Data provided
* BEGIN *

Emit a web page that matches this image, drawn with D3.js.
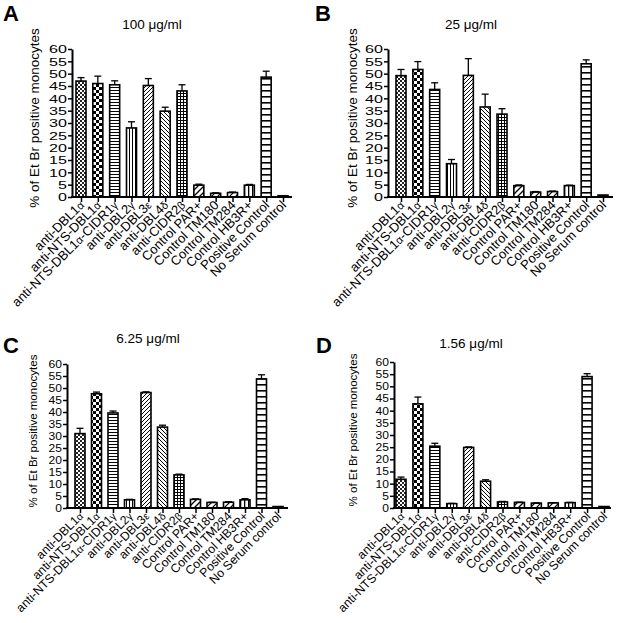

* END *
* BEGIN *

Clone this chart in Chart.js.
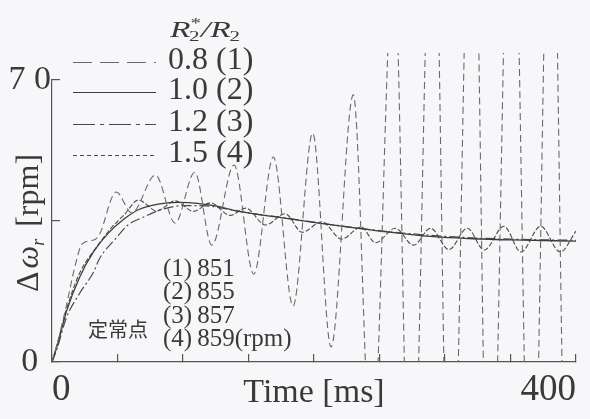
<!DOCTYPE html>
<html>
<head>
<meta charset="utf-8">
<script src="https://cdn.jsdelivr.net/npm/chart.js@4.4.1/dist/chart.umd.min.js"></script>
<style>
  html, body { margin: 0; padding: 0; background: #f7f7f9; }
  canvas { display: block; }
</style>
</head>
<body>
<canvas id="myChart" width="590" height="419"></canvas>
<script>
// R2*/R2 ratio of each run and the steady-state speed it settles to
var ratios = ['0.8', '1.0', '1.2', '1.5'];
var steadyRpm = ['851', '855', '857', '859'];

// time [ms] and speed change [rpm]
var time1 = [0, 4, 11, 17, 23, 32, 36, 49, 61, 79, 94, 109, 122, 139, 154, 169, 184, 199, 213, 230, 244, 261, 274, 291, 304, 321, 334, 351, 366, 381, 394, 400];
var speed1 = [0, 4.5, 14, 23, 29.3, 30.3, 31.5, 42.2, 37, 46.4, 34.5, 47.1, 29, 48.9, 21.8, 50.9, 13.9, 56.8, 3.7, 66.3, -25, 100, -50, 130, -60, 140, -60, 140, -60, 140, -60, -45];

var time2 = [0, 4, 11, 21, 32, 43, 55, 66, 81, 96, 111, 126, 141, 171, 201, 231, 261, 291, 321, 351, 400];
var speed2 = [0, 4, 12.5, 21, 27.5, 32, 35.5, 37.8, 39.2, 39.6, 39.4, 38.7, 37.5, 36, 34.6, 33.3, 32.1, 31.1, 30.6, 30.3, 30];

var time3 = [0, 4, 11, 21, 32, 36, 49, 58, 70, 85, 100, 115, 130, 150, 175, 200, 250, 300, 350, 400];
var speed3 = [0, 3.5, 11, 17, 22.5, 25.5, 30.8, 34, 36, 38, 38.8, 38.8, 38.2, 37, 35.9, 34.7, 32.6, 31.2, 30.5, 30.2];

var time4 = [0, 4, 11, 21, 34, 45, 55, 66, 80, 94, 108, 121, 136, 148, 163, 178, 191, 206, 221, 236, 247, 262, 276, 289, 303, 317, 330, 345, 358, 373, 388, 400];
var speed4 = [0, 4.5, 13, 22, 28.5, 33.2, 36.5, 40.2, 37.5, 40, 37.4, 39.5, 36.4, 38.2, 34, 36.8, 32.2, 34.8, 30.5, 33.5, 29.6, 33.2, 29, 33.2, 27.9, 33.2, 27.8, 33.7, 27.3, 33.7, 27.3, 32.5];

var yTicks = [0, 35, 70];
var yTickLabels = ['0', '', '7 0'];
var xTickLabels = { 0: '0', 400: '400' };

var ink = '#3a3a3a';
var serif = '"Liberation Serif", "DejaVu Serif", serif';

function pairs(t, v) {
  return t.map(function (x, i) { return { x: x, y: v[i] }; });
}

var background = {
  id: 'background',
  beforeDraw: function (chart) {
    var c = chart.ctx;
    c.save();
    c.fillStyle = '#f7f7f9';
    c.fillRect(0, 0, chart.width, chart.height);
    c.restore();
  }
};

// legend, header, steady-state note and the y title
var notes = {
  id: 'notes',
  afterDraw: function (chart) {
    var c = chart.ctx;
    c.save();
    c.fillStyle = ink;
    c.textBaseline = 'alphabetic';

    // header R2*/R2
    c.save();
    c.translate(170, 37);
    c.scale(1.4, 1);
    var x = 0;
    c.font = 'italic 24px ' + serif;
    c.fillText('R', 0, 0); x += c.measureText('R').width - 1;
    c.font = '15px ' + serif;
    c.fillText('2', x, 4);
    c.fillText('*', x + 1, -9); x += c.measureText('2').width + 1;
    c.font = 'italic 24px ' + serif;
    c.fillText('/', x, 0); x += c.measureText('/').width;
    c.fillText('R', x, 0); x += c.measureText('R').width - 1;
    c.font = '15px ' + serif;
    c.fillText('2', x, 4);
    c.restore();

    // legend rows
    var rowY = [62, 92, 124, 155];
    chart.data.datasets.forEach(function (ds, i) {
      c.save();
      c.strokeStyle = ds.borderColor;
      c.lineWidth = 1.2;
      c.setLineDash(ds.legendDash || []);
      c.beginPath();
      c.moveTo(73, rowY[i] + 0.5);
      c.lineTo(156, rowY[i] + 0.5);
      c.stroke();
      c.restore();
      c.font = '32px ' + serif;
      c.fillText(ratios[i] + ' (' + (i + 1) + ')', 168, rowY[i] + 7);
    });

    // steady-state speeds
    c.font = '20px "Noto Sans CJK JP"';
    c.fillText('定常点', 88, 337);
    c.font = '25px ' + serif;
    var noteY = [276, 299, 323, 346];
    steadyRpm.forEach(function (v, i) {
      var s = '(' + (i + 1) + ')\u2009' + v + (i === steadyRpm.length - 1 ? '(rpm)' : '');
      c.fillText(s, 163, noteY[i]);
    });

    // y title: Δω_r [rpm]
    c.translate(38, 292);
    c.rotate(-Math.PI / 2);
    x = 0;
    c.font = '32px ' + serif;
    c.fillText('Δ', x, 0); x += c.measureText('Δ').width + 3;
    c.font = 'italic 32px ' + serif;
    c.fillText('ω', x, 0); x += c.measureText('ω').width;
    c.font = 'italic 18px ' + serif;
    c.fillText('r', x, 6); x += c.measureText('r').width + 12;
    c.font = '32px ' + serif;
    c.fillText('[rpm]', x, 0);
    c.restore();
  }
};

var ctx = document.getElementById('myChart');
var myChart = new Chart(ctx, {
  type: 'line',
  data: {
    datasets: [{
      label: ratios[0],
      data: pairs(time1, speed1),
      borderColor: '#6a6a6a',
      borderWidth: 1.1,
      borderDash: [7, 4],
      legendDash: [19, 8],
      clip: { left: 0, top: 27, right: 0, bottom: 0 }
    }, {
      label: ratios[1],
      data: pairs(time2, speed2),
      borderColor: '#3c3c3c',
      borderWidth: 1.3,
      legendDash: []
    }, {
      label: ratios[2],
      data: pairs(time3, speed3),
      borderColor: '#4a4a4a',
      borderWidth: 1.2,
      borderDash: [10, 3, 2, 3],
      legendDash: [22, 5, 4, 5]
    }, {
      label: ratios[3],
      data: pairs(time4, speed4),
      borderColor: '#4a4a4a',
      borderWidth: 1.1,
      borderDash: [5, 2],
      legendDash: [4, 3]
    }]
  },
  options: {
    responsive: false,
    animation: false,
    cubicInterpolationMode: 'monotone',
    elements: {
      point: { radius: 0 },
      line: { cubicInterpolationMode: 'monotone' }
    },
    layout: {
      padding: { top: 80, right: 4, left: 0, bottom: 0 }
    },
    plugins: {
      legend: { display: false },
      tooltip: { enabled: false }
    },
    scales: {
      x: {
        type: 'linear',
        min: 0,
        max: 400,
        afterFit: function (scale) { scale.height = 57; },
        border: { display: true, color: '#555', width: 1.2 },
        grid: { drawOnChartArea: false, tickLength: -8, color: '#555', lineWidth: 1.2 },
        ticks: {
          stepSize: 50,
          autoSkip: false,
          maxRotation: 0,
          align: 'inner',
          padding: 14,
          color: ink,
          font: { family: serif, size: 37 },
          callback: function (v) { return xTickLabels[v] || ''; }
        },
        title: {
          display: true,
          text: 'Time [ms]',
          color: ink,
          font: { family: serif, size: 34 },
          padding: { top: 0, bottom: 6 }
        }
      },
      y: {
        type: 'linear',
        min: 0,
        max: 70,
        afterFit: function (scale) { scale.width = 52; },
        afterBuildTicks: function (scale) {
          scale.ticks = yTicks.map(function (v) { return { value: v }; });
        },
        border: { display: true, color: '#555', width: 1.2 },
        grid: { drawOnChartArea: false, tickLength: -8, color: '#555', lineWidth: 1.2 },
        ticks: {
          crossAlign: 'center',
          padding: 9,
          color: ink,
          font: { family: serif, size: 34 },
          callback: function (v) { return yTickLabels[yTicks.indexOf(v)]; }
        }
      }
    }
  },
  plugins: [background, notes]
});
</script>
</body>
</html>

* END *

What the exercise asks
Copy exactly the stretch of lines from the one containing "Clone this chart in Chart.js." through the one containing "33.7, 27.3, 32.5];", both included. Leave out any pictures.

Problem solution
Clone this chart in Chart.js.
<!DOCTYPE html>
<html>
<head>
<meta charset="utf-8">
<script src="https://cdn.jsdelivr.net/npm/chart.js@4.4.1/dist/chart.umd.min.js"></script>
<style>
  html, body { margin: 0; padding: 0; background: #f7f7f9; }
  canvas { display: block; }
</style>
</head>
<body>
<canvas id="myChart" width="590" height="419"></canvas>
<script>
// R2*/R2 ratio of each run and the steady-state speed it settles to
var ratios = ['0.8', '1.0', '1.2', '1.5'];
var steadyRpm = ['851', '855', '857', '859'];

// time [ms] and speed change [rpm]
var time1 = [0, 4, 11, 17, 23, 32, 36, 49, 61, 79, 94, 109, 122, 139, 154, 169, 184, 199, 213, 230, 244, 261, 274, 291, 304, 321, 334, 351, 366, 381, 394, 400];
var speed1 = [0, 4.5, 14, 23, 29.3, 30.3, 31.5, 42.2, 37, 46.4, 34.5, 47.1, 29, 48.9, 21.8, 50.9, 13.9, 56.8, 3.7, 66.3, -25, 100, -50, 130, -60, 140, -60, 140, -60, 140, -60, -45];

var time2 = [0, 4, 11, 21, 32, 43, 55, 66, 81, 96, 111, 126, 141, 171, 201, 231, 261, 291, 321, 351, 400];
var speed2 = [0, 4, 12.5, 21, 27.5, 32, 35.5, 37.8, 39.2, 39.6, 39.4, 38.7, 37.5, 36, 34.6, 33.3, 32.1, 31.1, 30.6, 30.3, 30];

var time3 = [0, 4, 11, 21, 32, 36, 49, 58, 70, 85, 100, 115, 130, 150, 175, 200, 250, 300, 350, 400];
var speed3 = [0, 3.5, 11, 17, 22.5, 25.5, 30.8, 34, 36, 38, 38.8, 38.8, 38.2, 37, 35.9, 34.7, 32.6, 31.2, 30.5, 30.2];

var time4 = [0, 4, 11, 21, 34, 45, 55, 66, 80, 94, 108, 121, 136, 148, 163, 178, 191, 206, 221, 236, 247, 262, 276, 289, 303, 317, 330, 345, 358, 373, 388, 400];
var speed4 = [0, 4.5, 13, 22, 28.5, 33.2, 36.5, 40.2, 37.5, 40, 37.4, 39.5, 36.4, 38.2, 34, 36.8, 32.2, 34.8, 30.5, 33.5, 29.6, 33.2, 29, 33.2, 27.9, 33.2, 27.8, 33.7, 27.3, 33.7, 27.3, 32.5];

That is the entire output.